3D-Printed Biodegradable Hollows Offer Lifeline to Endangered Cavity-Nesting Birds

Marsh tit numbers in England have halved since the 1970s. That single statistic sits at the center of a project now being trialed at Blenheim Palace that asks whether a desktop FDM printer and a bag of mycelium composite can do what centuries of ancient hollow trees once did for free.

Designer and researcher Dan Parker, working across the University of Oxford and the Deep Design Lab at the University of Melbourne alongside collaborator Dr. Stanislav Roudavski, coined the term "prosthetic hollows" for the resulting structures: engineered replacements for the ancient tree cavities that cavity-nesting species depend on and are losing at an accelerating rate. The project is being tested at Blenheim Palace, a UNESCO World Heritage Site near Oxford, and at field installation sites across southern Australia.

The problem with conventional bird boxes runs deeper than aesthetics. Traditional artificial nests are frequently poor ecological matches for large or specialist species, suffering from extreme temperature swings, moisture ingress, and internal geometries that can endanger rather than protect chicks. Parker's team addressed the geometry problem at the source by 3D scanning actual natural hollows and running those scans through generative CAD workflows to reproduce the thermal buffering and microhabitat conditions that ancient trees provide passively. The design intent was not to iterate on an existing nest box but to replicate what the hollow itself does, down to the microclimate.

The material choices are the part most likely to catch the attention of anyone already running experimental filaments at home. At Blenheim Palace, the team tested mycelium-infused hollows alongside prints made from sawdust-filled bio-resin, both deposited through conventional FDM hardware.
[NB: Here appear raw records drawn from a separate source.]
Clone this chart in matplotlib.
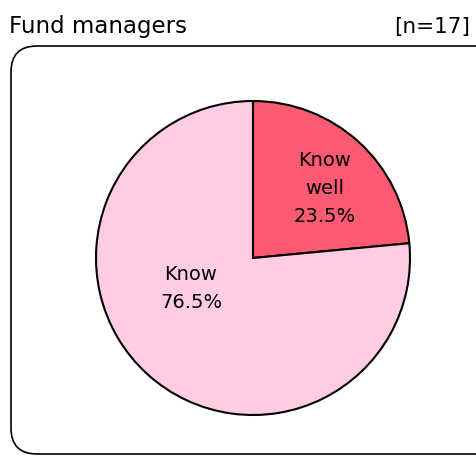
import matplotlib
matplotlib.use("Agg")
import matplotlib.pyplot as plt
from matplotlib.patches import FancyBboxPatch

categories = ["Know well", "Know"]
values = [23.5, 76.5]
label_texts = ["Know\nwell\n23.5%", "Know\n76.5%"]
colors = ["#FB5A72", "#FFCCE4"]
title = "Fund managers"
n_label = "[n=17]"

W, H = 477, 457
fig = plt.figure(figsize=(W / 100, H / 100), dpi=100)
fig.patch.set_facecolor("white")

# rounded frame
frame_ax = fig.add_axes([0, 0, 1, 1])
frame_ax.set_xlim(0, W)
frame_ax.set_ylim(H, 0)
frame_ax.axis("off")
box = FancyBboxPatch((11, 46), 500, 408, boxstyle="round,pad=0,rounding_size=26",
                     fill=False, edgecolor="black", linewidth=1.2)
frame_ax.add_patch(box)
frame_ax.text(9, 33, title, fontsize=16.5, ha="left", va="baseline", family="DejaVu Sans")
frame_ax.text(470, 33, n_label, fontsize=15.5, ha="right", va="baseline", family="DejaVu Sans")

# pie axes: center (253, 258), radius 157
cx, cy, r = 253, 258, 157
ax = fig.add_axes([(cx - r) / W, (H - cy - r) / H, 2 * r / W, 2 * r / H])
wedges, _ = ax.pie(values, colors=colors, startangle=90, counterclock=False,
                   radius=1.0, wedgeprops=dict(edgecolor="black", linewidth=1.5))
ax.set_xlim(-1, 1)
ax.set_ylim(-1, 1)
ax.set_aspect("auto")

# label positions (data coords within pie axes)
label_pos = [((325 - cx) / r, (cy - 189) / r), ((191 - cx) / r, (cy - 288) / r)]
for (x, y), t in zip(label_pos, label_texts):
    ax.text(x, y, t, ha="center", va="center", fontsize=14, linespacing=1.6,
            family="DejaVu Sans")

fig.savefig("out.png", dpi=100)
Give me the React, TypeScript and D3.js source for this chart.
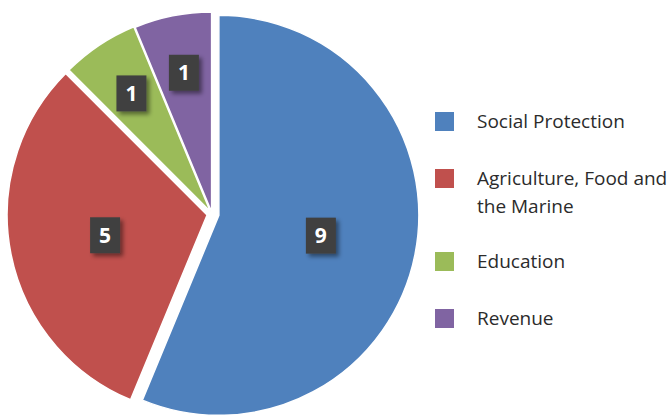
import React, { useEffect, useRef } from 'react';
import * as d3 from 'd3';

const categories = ['Social Protection', 'Agriculture, Food and the Marine', 'Education', 'Revenue'];
const values = [9, 5, 1, 1];
const colors = ['#4F81BD', '#C0504D', '#9BBB59', '#8064A2'];
const explode = [7, 5, 3, 2];
const legendLines = [['Social Protection'], ['Agriculture, Food and', 'the Marine'], ['Education'], ['Revenue']];

const width = 671;
const height = 416;

export default function App() {
  const svgRef = useRef<SVGSVGElement>(null);

  useEffect(() => {
    const svg = d3.select(svgRef.current);
    svg.selectAll('*').remove();

    const r = 200;
    const cx = 212;
    const cy = 214;
    const total = d3.sum(values);

    const defs = svg.append('defs');
    const f = defs.append('filter').attr('id', 'shadow').attr('x', '-50%').attr('y', '-50%').attr('width', '200%').attr('height', '200%');
    f.append('feDropShadow').attr('dx', 3).attr('dy', 3).attr('stdDeviation', 2).attr('flood-color', '#000').attr('flood-opacity', 0.45);

    const pie = d3.pie<number>().sort(null).value(d => d);
    const arcs = pie(values);
    const arc = d3.arc<d3.PieArcDatum<number>>().innerRadius(0).outerRadius(r);

    const g = svg.append('g').attr('transform', `translate(${cx},${cy})`);

    const slices = g.selectAll('g.slice')
      .data(arcs)
      .enter()
      .append('g')
      .attr('class', 'slice')
      .attr('transform', (d, i) => {
        const a = (d.startAngle + d.endAngle) / 2;
        return `translate(${Math.sin(a) * explode[i]},${-Math.cos(a) * explode[i]})`;
      });

    slices.append('path')
      .attr('d', arc)
      .attr('fill', (d, i) => colors[i])
      .attr('stroke', '#fff')
      .attr('stroke-width', 1.5);

    // labels: small slices pushed further out
    const lab = slices.append('g')
      .attr('transform', d => {
        const a = (d.startAngle + d.endAngle) / 2;
        const lr = d.value / total < 0.1 ? r * 0.71 : r * 0.52;
        return `translate(${Math.sin(a) * lr},${-Math.cos(a) * lr})`;
      });

    lab.append('rect')
      .attr('x', -15)
      .attr('y', -18)
      .attr('width', 30)
      .attr('height', 36)
      .attr('fill', '#404040')
      .attr('filter', 'url(#shadow)');

    lab.append('text')
      .attr('text-anchor', 'middle')
      .attr('dy', '0.36em')
      .attr('fill', '#fff')
      .attr('font-family', 'Open Sans, sans-serif')
      .attr('font-weight', 'bold')
      .attr('font-size', 21)
      .text(d => d.value);

    // legend: rows grow with wrapped lines
    const rowGap = 57;
    const lineH = 26;
    const offsets = legendLines.map((_, i) =>
      i * rowGap + d3.sum(legendLines.slice(0, i), l => l.length - 1) * lineH);
    const legendY = d3.scaleLinear().domain([0, d3.max(offsets) as number]).range([121, 121 + (d3.max(offsets) as number)]);

    const leg = svg.append('g')
      .selectAll('g')
      .data(categories)
      .enter()
      .append('g')
      .attr('transform', (d, i) => `translate(435,${legendY(offsets[i])})`);

    leg.append('rect')
      .attr('x', 0)
      .attr('y', -9)
      .attr('width', 19)
      .attr('height', 19)
      .attr('fill', (d, i) => colors[i]);

    leg.append('text')
      .attr('x', 42)
      .attr('y', 0)
      .attr('fill', '#2b2b2b')
      .attr('font-family', 'Open Sans, sans-serif')
      .attr('font-size', 19)
      .selectAll('tspan')
      .data((d, i) => legendLines[i])
      .enter()
      .append('tspan')
      .attr('x', 42)
      .attr('dy', (d, j) => (j === 0 ? '0.35em' : `${lineH + 2}px`))
      .text(d => d);
  }, []);

  return (
    <svg ref={svgRef} width={width} height={height}
      style={{ position: 'absolute', left: 0, top: 0, background: '#fff' }} />
  );
}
The broader research palette also includes plant-based biodegradable plastics and hempcrete. In Melbourne, the focus shifted to powerful owls, with prototypes developed from field scans of natural cavities and printed for active trials at Australian conservation sites.

What researchers are now measuring is durability under real field conditions, microclimate performance inside the hollow, and whether target species actually accept the structures. Temperature stability and moisture resistance in outdoor environments are the stress tests that will separate a promising lab print from a viable conservation tool deployed at scale.

For anyone already experimenting with PLA alternatives, wood-fill filaments, or mycelium-based substrates, this project functions as a real-world durability benchmark that no controlled print farm can replicate. The combination of generative design workflows, biodegradable materials, and field ecology data produces the kind of feedback loop that could genuinely inform the maker community's shift toward sustainable printing, not as a philosophical position, but because chick survival rates in the English countryside are a harder performance metric than tensile strength on a calibration cube.

If the field results hold, the design and materials data from Parker and Roudavski's work could become a replicable template for conservation programs globally, putting printable hollow specifications within reach of local wildlife groups and maker spaces operating on modest budgets.